Broadcom: Downgrading To Hold With Higher Near-Term Apple Risk
Summary:
- We’re downgrading Broadcom to a hold from buy for the near term due to the potential downside from Apple’s reduced reliance on AVGO for iPhone 17.
- Our mid-term outlook for AVGO remains positive, driven by AI-related networking ICs and customer ASIC accelerators with key clients like Google and Meta.
- AVGO’s valuation is high but has reset over the past month, and our opinion remains justified for the company’s position in 2025.
We’re downgrading Broadcom Inc. (NASDAQ:AVGO) to a hold from a buy for the near term due to the heightened risk of reduced reliance from AVGO’s largest customer, Apple Inc. (AAPL), on its services for iPhone 17. Our mid-term positive outlook on AVGO remains intact based on our belief that AVGO stock should outperform the semi-peer group on the new product cycle for AI-related networking ICs and customer ASIC accelerators with leading players in the space as its customers. Having said that, we see some near-term turmoil from the news that Apple plans on rapidly lowering its reliance on AVGO in its new 2H25 product, iPhone 17.
Just last year, the two signed a multibillion-dollar deal for AVGO to “develop 5G radio frequency components—including FBAR filters—and cutting-edge wireless connectivity components.” In late October, however, the news broke that for the next-gen iPhone, “Apple plans to use its own Wi-Fi chips, which will be made by TSMC’s N7 process and support the latest Wi-Fi 7 spec.” Ming-Chi Kuo’s tweet below outlines the details. A chunk of Apple’s orders goes into AVGO’s wireless sales, which saw a 5% Q/Q and 1% Y/Y rebound last quarter to $1.7B.
In the mid to long term, we’re not concerned about the risk of Apple’s reduced reliance on AVGO because while Apple used to be AVGO’s largest customer, the latter has since expanded its circles with its in-house ASIC positioning, making Alphabet Inc. (GOOG) (GOOGL) one its largest customers working on TPUs (Tensor Processing Units), more recently Meta Platforms, Inc. (META) and potentially soon OpenAI.
We think AVGO, for example, is more resilient to losing Apple’s business than, say, QUALCOMM Incorporated (QCOM), with Apple planning to replace QCOM’s 5G modems with in-house. Our investment thesis on AVGO’s outperformance next year is closely tied to our belief that while it may see some share loss on the networking front to NVIDIA Corporation (NVDA), we believe the higher ASP (average selling price) of its new product cycle will offset any potential share loss; we discussed this in detail in our October article. We think longer-term investors can begin to add at current levels but expect some more near-term downside for the stock before its AI-related booster in 2025. Apple bringing a lot of its work in-house will likely weigh on AVGO further into the back end of the year. We think investors should wait for this negative to be priced into the stock to jump in at more attractive entry points. Having said that, we don’t think it’s too early per se for the longer-term investors to begin courting the stock.

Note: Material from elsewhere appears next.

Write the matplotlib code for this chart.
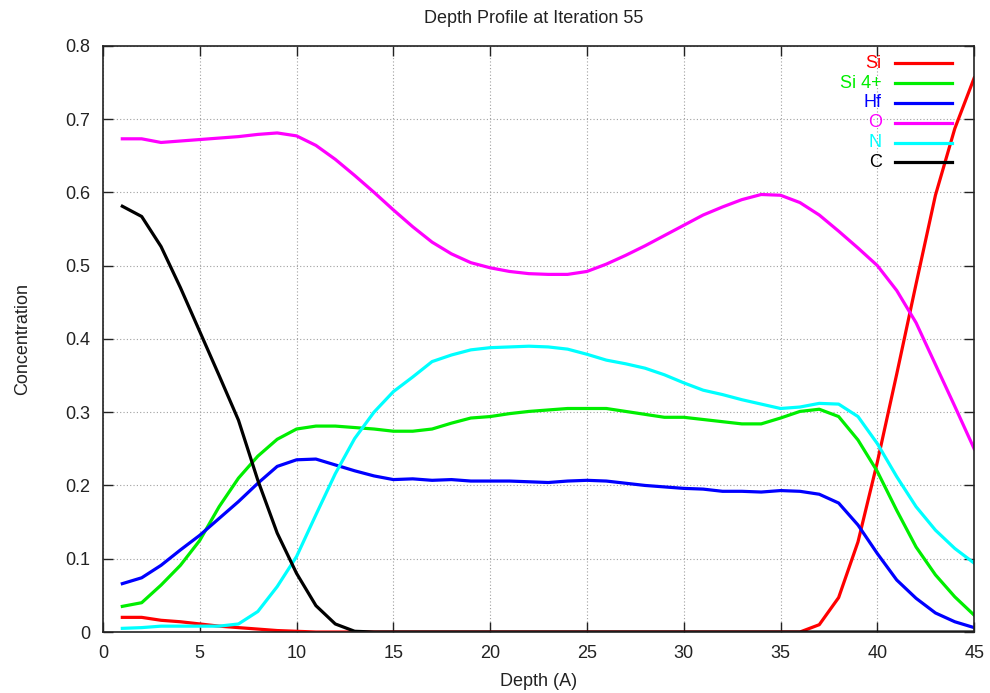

Valuation & Word on Wall Street
AVGO is still expensive, trading above the peer group average, although the valuation has reset a bit compared to our article in early October. The stock trades at 15.6x EV/C2024 Sales versus a group average of 7.0x and a previous ratio of 16.7x. On a P/E basis, the stock trades at 32.7x C2024 compared to a peer group average of 28.0x and a previous ratio of 35.0x. We continue to believe AVGO is better positioned after last quarter’s consensus revisions for FY24 to achieve the expected future growth.
The following chart outlines AVGO’s valuation against the peer group average.
Wall Street remains bullish on the stock. Similar to early October, of the 40 analysts covering the stock, 36 are buy-rated, and the remaining four are hold-rated. The stock is currently priced at $165 per share, lower than the $177 per share in our last article. The median and mean price targets are higher than in October at $200 and $196, respectively, for a potential upside of 19-21%. The following outlines sell-side ratings and price targets on AVGO.
What to do with the stock
AVGO stock is up 78% since our upgrade to buy in early December of last year, versus the S&P 500 up 28%. We think there is some near-term headache from Apple’s potential diversification to in-house solutions, and hence, we would advise investors to let the negatives play out and then swoop into the stock. AVGO’s RSI is around 39, and we think investors should add if it circles or even dips into oversold territory.
Analyst’s Disclosure: I/we have no stock, option or similar derivative position in any of the companies mentioned, and no plans to initiate any such positions within the next 72 hours. I wrote this article myself, and it expresses my own opinions. I am not receiving compensation for it (other than from Seeking Alpha). I have no business relationship with any company whose stock is mentioned in this article.